The subscriber should return 200 or 204 on successful acceptance of
the event. 4xx and 5xx responses will be considered errors (and
delivery will be attempted again later).  TODO: What should we do with
3xx responses?

===========================================================================
>> Meeting notes from 2008-09-16:
===========================================================================

Priorities:
   - ignore for now NAT'ed token polling (requires https anyway)
   - ignore for now XMPP (requires XMPP anyway)
   - ignore for now huge subscribers:
        - multi-topic notifications
        - long-lived connections,
        - one HTTP in-flight at a time,
    - ignore for now huge publishers:
        - publishing tons of updated URLs at a time (e.g. Blogger)
    - ignore for now (until v2) all authentication issues:
        - no pushing payloads to subscribers.  send them notification
          to poll us instead.  perhaps with token.
    - ignore for now private Atom URLs/topics.  public topics for now.
      OAuth or something later.

Keep atomid of all feed entries we've seen on an Atom URL in the past.
(or just the immediate past one perhaps?  or 'n' days of them?).  keep
(atomid, date, digest)

Lexicon:
   topicid:  an Atom URL
   topicdeltaid:  a diff of two Atom URLs (t1 and t2).

POST /pubber/?topic_url=http://lolcats/lolcatz.xml
     SELECT subberid FROM subbers WHERE topicid=? LIMIT 1
       ("does anybody give a shit?")
      If no,
          return "Thanks bye! 200 OK!"  (optionally tell google
          crawlers, based on publisher's preference.  TODO: put this
          in spec somehow. perhaps reuse the term "noindex"?)
      If yes,
          enqueue a poll-this-url-later record.  one insert.  bounded
          latency.  return 200 OK

Cron:
GET /do-some-work/fetch-updated-feeds-and-find-deltas
     pull feed,
     compute digests.  find ids, dates.  compute deltas from our copy of that thing's previous value.
     INSERT INTO topicdeltapayloads
           SET topicdeltaid="yyyymmhhddmss.mmss:topicid",
                   payload=..., topicid=....
     INSERT INTO topics_what_are_new_but_people_need_to_be_notified
           SET topicdeltaid=?, subid-where-i-left-off=""

 
GET /do-some-work/send-notifications
    SELECT topiciddeltaid, subid-where-i-left-off FROM topics_what_are_new_but_people_need_to_be_notified LIMIT 500
    RANDOMIZE LIST
    Foreach topicid:
       try-to-get-lock {
           SELECT the topicdeltaid payload
           SELECT subscribers WHERE topicid = ? AND subid > subid-where-i-left-off
            BATCH urlfetch POST to them all,
              scatter-gather errors.  

            For those that fail from the 100-some batch, create
            to-do-later (notification) records.  increase subid if the
            selected count == the previous limit,
                else DELETE FROM
                    topics_where_people_need_to_be_notified WHERE
                    topiciddeltaid = ?

        }  // end lock

XMPP:

* in the future, if/when App Engine supports it.  but it's a special
  thingy.  HTTP is base and required.  XMPP support for pubbers and
  subbers is optional.

Polling mode for subscribers:

* a) callbacks won't always work (subscribers behind NATs, etc)
* b) callbacks won't always fit all subscriber's model (not easy for them)
* so must have poll mode.
* in the future:  can be long-poll, when App Engine supports it.  maybe.
* needs auth
* 1MB payload on responses, so server needs ability to paginate and set "but there's more!" flag w/ continuation token.

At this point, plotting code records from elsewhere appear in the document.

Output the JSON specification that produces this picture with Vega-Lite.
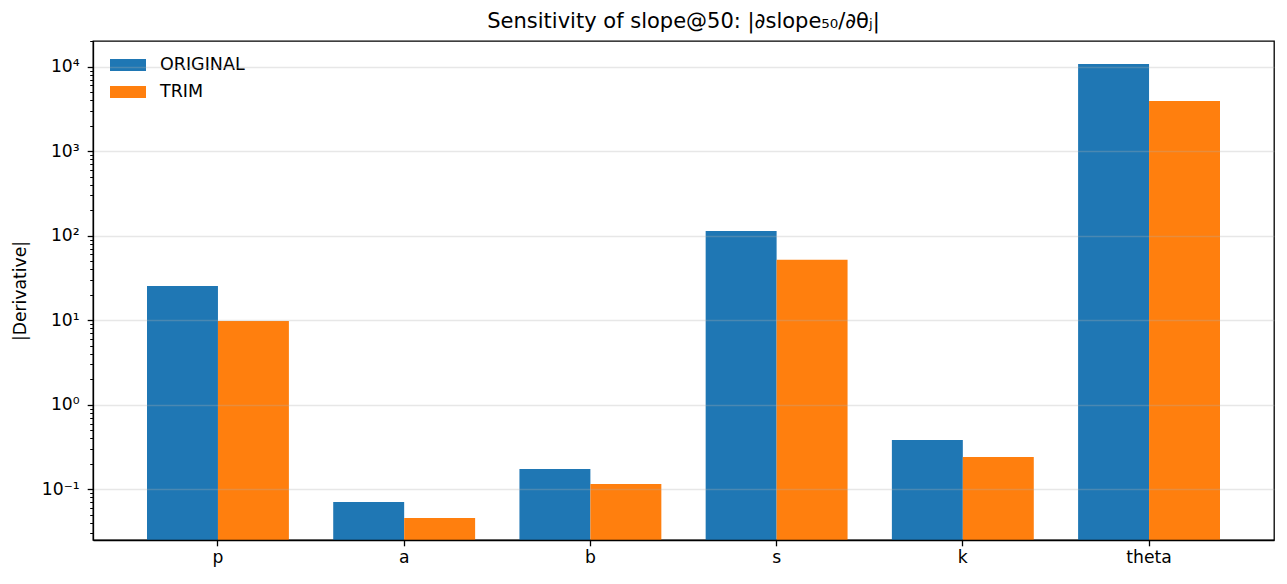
{
  "$schema": "https://vega.github.io/schema/vega-lite/v6.json",
  "autosize": "none",
  "width": 1181,
  "height": 499,
  "padding": {"left": 93, "top": 41, "right": 13, "bottom": 44},
  "background": "white",
  "config": {
    "font": "DejaVu Sans",
    "view": {"stroke": "black", "strokeWidth": 1.3},
    "axis": {
      "labelFont": "DejaVu Sans",
      "titleFont": "DejaVu Sans",
      "labelFontSize": 17.2,
      "titleFontSize": 17.2,
      "titleFontWeight": "normal",
      "labelColor": "black",
      "titleColor": "black",
      "tickColor": "black",
      "domainColor": "black",
      "domainWidth": 1.3
    }
  },
  "title": {
    "text": "Sensitivity of slope@50: |∂slope₅₀/∂θⱼ|",
    "font": "DejaVu Sans",
    "fontSize": 21,
    "fontWeight": "normal",
    "color": "black",
    "offset": 9
  },
  "data": {
    "values": [
      {"param": "p", "model": "ORIGINAL", "value": 25.5},
      {"param": "p", "model": "TRIM", "value": 9.8},
      {"param": "a", "model": "ORIGINAL", "value": 0.0708},
      {"param": "a", "model": "TRIM", "value": 0.0457},
      {"param": "b", "model": "ORIGINAL", "value": 0.174},
      {"param": "b", "model": "TRIM", "value": 0.1156},
      {"param": "s", "model": "ORIGINAL", "value": 114},
      {"param": "s", "model": "TRIM", "value": 51.8},
      {"param": "k", "model": "ORIGINAL", "value": 0.383},
      {"param": "k", "model": "TRIM", "value": 0.241},
      {"param": "theta", "model": "ORIGINAL", "value": 10760},
      {"param": "theta", "model": "TRIM", "value": 3925}
    ]
  },
  "mark": {"type": "bar", "clip": true},
  "encoding": {
    "x": {
      "field": "param",
      "type": "nominal",
      "sort": ["p", "a", "b", "s", "k", "theta"],
      "scale": {"paddingInner": 0.238, "paddingOuter": 0.29},
      "axis": {
        "title": null,
        "labelAngle": 0,
        "tickSize": 5.8,
        "tickWidth": 1.3,
        "labelPadding": 3,
        "zindex": 1
      }
    },
    "xOffset": {
      "field": "model",
      "type": "nominal",
      "sort": ["ORIGINAL", "TRIM"]
    },
    "y": {
      "field": "value",
      "type": "quantitative",
      "scale": {"type": "log", "domain": [0.0251, 20140], "nice": false},
      "axis": {
        "title": "|Derivative|",
        "titlePadding": 12,
        "values": [0.03, 0.04, 0.05, 0.06, 0.07, 0.08, 0.09, 0.1, 0.2, 0.3, 0.4, 0.5, 0.6, 0.7, 0.8, 0.9, 1, 2, 3, 4, 5, 6, 7, 8, 9, 10, 20, 30, 40, 50, 60, 70, 80, 90, 100, 200, 300, 400, 500, 600, 700, 800, 900, 1000, 2000, 3000, 4000, 5000, 6000, 7000, 8000, 9000, 10000, 20000],
        "labelExpr": "datum.value == 0.1 ? '10⁻¹' : datum.value == 1 ? '10⁰' : datum.value == 10 ? '10¹' : datum.value == 100 ? '10²' : datum.value == 1000 ? '10³' : datum.value == 10000 ? '10⁴' : ''",
        "tickSize": {"condition": {"test": "indexof([0.1, 1, 10, 100, 1000, 10000], datum.value) >= 0", "value": 5.8}, "value": 3.3},
        "tickWidth": {"condition": {"test": "indexof([0.1, 1, 10, 100, 1000, 10000], datum.value) >= 0", "value": 1.3}, "value": 1},
        "grid": true,
        "gridColor": "#b0b0b0",
        "gridWidth": 1.3,
        "gridOpacity": {"condition": {"test": "indexof([0.1, 1, 10, 100, 1000, 10000], datum.value) >= 0", "value": 0.3}, "value": 0},
        "labelPadding": 8,
        "labelBaseline": "middle",
        "zindex": 1
      }
    },
    "y2": {"datum": 0.0251},
    "color": {
      "field": "model",
      "type": "nominal",
      "sort": ["ORIGINAL", "TRIM"],
      "scale": {"domain": ["ORIGINAL", "TRIM"], "range": ["#1f77b4", "#ff7f0e"]},
      "legend": {
        "title": null,
        "orient": "none",
        "legendX": 17,
        "legendY": 6,
        "padding": 0,
        "symbolType": "M-1,-0.333L1,-0.333L1,0.333L-1,0.333Z",
        "symbolSize": 1296,
        "symbolStrokeWidth": 0,
        "symbolOpacity": 1,
        "labelFont": "DejaVu Sans",
        "labelFontSize": 17.5,
        "labelColor": "black",
        "labelOffset": 14,
        "rowPadding": -8
      }
    }
  }
}
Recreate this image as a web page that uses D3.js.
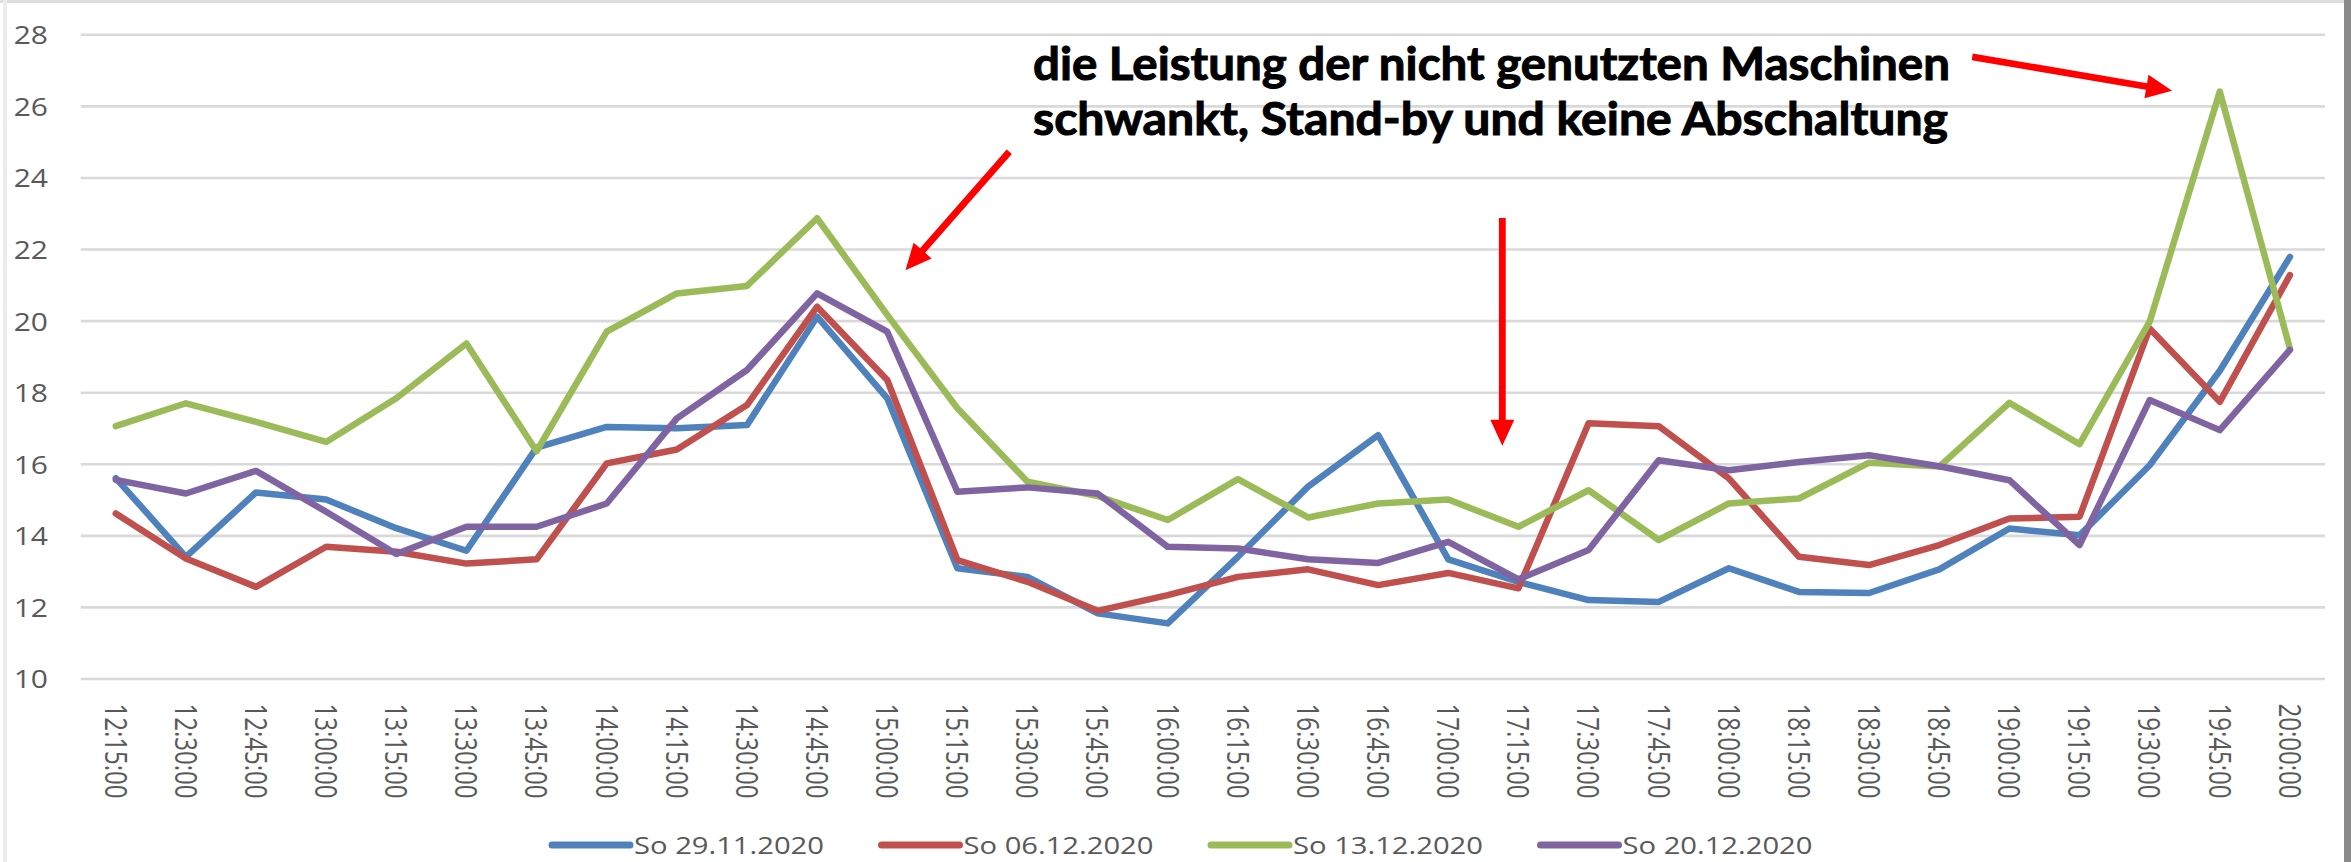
<!DOCTYPE html>
<html>
<head>
<meta charset="utf-8">
<script src="https://cdn.jsdelivr.net/npm/d3@7"></script>
<style>
  body { margin: 0; background: #ffffff; }
  svg { display: block; }
</style>
</head>
<body>
<div id="chart"></div>
<script>
// Category labels (15 minute slots)
const times = [
  '12:15:00', '12:30:00', '12:45:00', '13:00:00', '13:15:00', '13:30:00', '13:45:00', '14:00:00',
  '14:15:00', '14:30:00', '14:45:00', '15:00:00', '15:15:00', '15:30:00', '15:45:00', '16:00:00',
  '16:15:00', '16:30:00', '16:45:00', '17:00:00', '17:15:00', '17:30:00', '17:45:00', '18:00:00',
  '18:15:00', '18:30:00', '18:45:00', '19:00:00', '19:15:00', '19:30:00', '19:45:00', '20:00:00'
];

// Series values
const so29_11 = [15.6, 13.4, 15.2, 15.0, 14.2, 13.57, 16.45, 17.03, 16.99, 17.08, 20.11, 17.83, 13.08, 12.84, 11.82, 11.54,
  13.4, 15.36, 16.8, 13.33, 12.7, 12.19, 12.14, 13.08, 12.42, 12.39, 13.05, 14.19, 14.0, 15.96, 18.6, 21.78];
const so06_12 = [14.61, 13.35, 12.56, 13.68, 13.54, 13.21, 13.33, 16.01, 16.4, 17.64, 20.39, 18.34, 13.31, 12.7, 11.89, 12.33,
  12.84, 13.05, 12.61, 12.95, 12.52, 17.13, 17.05, 15.59, 13.4, 13.17, 13.73, 14.47, 14.52, 19.78, 17.73, 21.27];
const so13_12 = [17.05, 17.69, 17.17, 16.61, 17.83, 19.36, 16.35, 19.69, 20.76, 20.97, 22.86, 20.16, 17.55, 15.5, 15.1, 14.43,
  15.57, 14.5, 14.89, 15.0, 14.24, 15.26, 13.87, 14.89, 15.03, 16.03, 15.92, 17.7, 16.55, 19.97, 26.4, 19.22];
const so20_12 = [15.55, 15.17, 15.8, 14.66, 13.48, 14.24, 14.24, 14.89, 17.27, 18.62, 20.76, 19.69, 15.22, 15.34, 15.17, 13.68,
  13.63, 13.33, 13.23, 13.82, 12.77, 13.59, 16.1, 15.82, 16.05, 16.24, 15.93, 15.54, 13.73, 17.78, 16.94, 19.18];

const seriesNames = ['So 29.11.2020', 'So 06.12.2020', 'So 13.12.2020', 'So 20.12.2020'];
const yTicks = [10, 12, 14, 16, 18, 20, 22, 24, 26, 28];

const annotationLines = [
  'die Leistung der nicht genutzten Maschinen',
  'schwankt, Stand-by und keine Abschaltung'
];

// Arrows in data space: [category index, value]
const arrows = [
  { from: [12.74, 24.72], to: [11.26, 21.41] },
  { from: [19.77, 22.87], to: [19.77, 16.5] },
  { from: [26.47, 27.37], to: [29.32, 26.42] }
];

// Canvas and plot area
const WIDTH = 2351;
const HEIGHT = 862;
const PLOT = { LEFT: 80.7, RIGHT: 2325, TOP: 34.3, BOTTOM: 678.5 };
const COLORS = ['#4F81BD', '#C0504D', '#9BBB59', '#8064A2'];
const TEXT_GREY = '#595959';
const FONT = "'Open Sans', 'Liberation Sans', sans-serif";
const SX = 1.27; // the reference is stretched horizontally

const series = seriesNames.map((name, i) => ({
  name: name,
  values: [so29_11, so06_12, so13_12, so20_12][i]
}));

const svg = d3
  .select('#chart')
  .append('svg')
  .attr('width', WIDTH)
  .attr('height', HEIGHT);

svg.append('rect').attr('width', WIDTH).attr('height', HEIGHT).attr('fill', '#ffffff');

// Frame bits of the screenshot
svg.append('rect').attr('x', 0).attr('y', 0).attr('width', WIDTH).attr('height', 3).attr('fill', '#dedede');
svg.append('rect').attr('x', 3).attr('y', 0).attr('width', 4).attr('height', HEIGHT).attr('fill', '#ececec');
svg.append('rect').attr('x', 2344).attr('y', 0).attr('width', 7).attr('height', HEIGHT).attr('fill', '#8a8a8a');

// Scales
const x = d3
  .scalePoint()
  .domain(times)
  .range([PLOT.LEFT, PLOT.RIGHT])
  .padding(0.5);

const y = d3
  .scaleLinear()
  .domain([10, 28])
  .range([PLOT.BOTTOM, PLOT.TOP]);

// fractional category index -> pixel, for annotations
const xIdx = d3
  .scaleLinear()
  .domain([0, times.length - 1])
  .range([x(times[0]), x(times[times.length - 1])]);

// Horizontal gridlines
const gridGroup = svg
  .append('g')
  .attr('transform', `translate(${PLOT.LEFT}, 0)`)
  .call(
    d3.axisLeft(y)
      .tickValues(yTicks)
      .tickSize(-(PLOT.RIGHT - PLOT.LEFT))
      .tickFormat('')
  );
gridGroup.select('.domain').remove();
gridGroup.selectAll('line').attr('stroke', '#d9d9d9').attr('stroke-width', 2.6);

// Y labels
svg
  .append('g')
  .selectAll('text')
  .data(yTicks)
  .enter()
  .append('text')
  .attr('transform', d => `translate(48, ${y(d)}) scale(1.2, 1)`)
  .attr('text-anchor', 'end')
  .attr('dominant-baseline', 'central')
  .attr('font-family', FONT)
  .attr('font-size', 25)
  .attr('fill', TEXT_GREY)
  .text(d => d);

// X axis labels, rotated to read downwards
const xAxisGroup = svg
  .append('g')
  .attr('transform', `translate(0, ${PLOT.BOTTOM})`)
  .call(d3.axisBottom(x).tickSize(0));
xAxisGroup.select('.domain').remove();
xAxisGroup
  .selectAll('text')
  .attr('x', null)
  .attr('y', null)
  .attr('dy', null)
  .attr('text-anchor', 'start')
  .attr('dominant-baseline', 'central')
  .attr('transform', `translate(0, 25) scale(${SX}, 1) rotate(90)`)
  .attr('font-family', FONT)
  .attr('font-size', 24)
  .attr('fill', TEXT_GREY);

// Lines
const line = d3
  .line()
  .x((d, i) => x(times[i]))
  .y(d => y(d));

svg
  .append('g')
  .selectAll('path')
  .data(series)
  .enter()
  .append('path')
  .attr('d', d => line(d.values))
  .attr('fill', 'none')
  .attr('stroke', (d, i) => COLORS[i])
  .attr('stroke-width', 6.5)
  .attr('stroke-linejoin', 'round')
  .attr('stroke-linecap', 'round');

// Legend
const legend = svg
  .append('g')
  .selectAll('g')
  .data(series)
  .enter()
  .append('g')
  .attr('transform', (d, i) => `translate(${552 + i * 329.5}, 845)`);

legend
  .append('line')
  .attr('x1', 0)
  .attr('x2', 78)
  .attr('stroke', (d, i) => COLORS[i])
  .attr('stroke-width', 7)
  .attr('stroke-linecap', 'round');

legend
  .append('text')
  .attr('transform', `translate(82, 0) scale(${SX}, 1)`)
  .attr('dominant-baseline', 'central')
  .attr('font-family', FONT)
  .attr('font-size', 23)
  .attr('fill', TEXT_GREY)
  .text(d => d.name);

// Annotation text (heavier than Lato bold in the original, so add a thin outline)
svg
  .append('g')
  .selectAll('text')
  .data(annotationLines)
  .enter()
  .append('text')
  .attr('x', 1033)
  .attr('y', (d, i) => 80 + i * 55)
  .attr('font-family', "Lato, 'Noto Sans', sans-serif")
  .attr('font-weight', 'bold')
  .attr('font-size', 45)
  .attr('fill', '#000000')
  .attr('stroke', '#000000')
  .attr('stroke-width', 1)
  .attr('textLength', (d, i) => (i === 0 ? 917 : 915))
  .attr('lengthAdjust', 'spacingAndGlyphs')
  .text(d => d);

// Red arrows
function arrowPath(a) {
  const p0 = [xIdx(a.from[0]), y(a.from[1])];
  const p1 = [xIdx(a.to[0]), y(a.to[1])];
  const len = Math.hypot(p1[0] - p0[0], p1[1] - p0[1]);
  const u = [(p1[0] - p0[0]) / len, (p1[1] - p0[1]) / len];
  const n = [-u[1], u[0]];
  const w = 3.4, headLen = 26, headW = 12;
  const b = [p1[0] - u[0] * headLen, p1[1] - u[1] * headLen];
  const pts = [
    [p0[0] + n[0] * w, p0[1] + n[1] * w],
    [b[0] + n[0] * w, b[1] + n[1] * w],
    [b[0] + n[0] * headW, b[1] + n[1] * headW],
    p1,
    [b[0] - n[0] * headW, b[1] - n[1] * headW],
    [b[0] - n[0] * w, b[1] - n[1] * w],
    [p0[0] - n[0] * w, p0[1] - n[1] * w]
  ];
  return d3.line()(pts) + 'Z';
}

svg
  .append('g')
  .selectAll('path')
  .data(arrows)
  .enter()
  .append('path')
  .attr('d', arrowPath)
  .attr('fill', '#ff0000');
</script>
</body>
</html>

The hub notifies all subbers:  POST /callback/url/ "yo, something's new for you.  don't trust me. fetch: http://pubsubhubbub.appspost.com/poll-for-new-shit/?subid=234&token=23482903482340923849023840923i4"

Large subscribers:  (may be v2)

* one in-flight HTTP POST to subscribers at a time.  use memcacheg 10 second or so lock.
* if another POST is attempted while another is already in flight, enqueue/append the payloadid to a new
   table, contentious_or_big_subscriber.  still mark that (topicdeltaid, subid) pair as done for the purposes of
  /do-some-work/sent-notifications
* new do-some-work:
      /do-some-work/sent-notifications-to-big-peeps
* optional property on subscriptions for big subscribers to say, "Yo, it's okay to mix my subscriptions together
   in one HTTP payload post."  in which case it's atom-stream.xml style (updates.sixapart.com) and the payloads are mixed:


Misc notes:
----------------
* can subscribe to anything, regardless of whether or not there are any publishers.
* server's choice whether or not to actually poll proactively for changes vs. getting notified.


Discovery:
--------------
in Atom.xml:
    <link rel="hub.subscribe" href="http://pubsubhubbub.appspot.com/subscribe" />
        (repeated.  client should pick one)

in /index.html
   <link rel="hub.subscribe" href="http://pubsubhubbub.appspot.com/publish" />
   <link rel="alternate" type="application/atom+xml" href="http://lolcats.xml" />

then bookmarklet to ping the publish URL.

===========================================================================
              end meeting notes from 2009-09-16
===========================================================================

=== Open issues... ===

Is there an existing standard for aggregators to specify how many readers they're requesting on behalf of?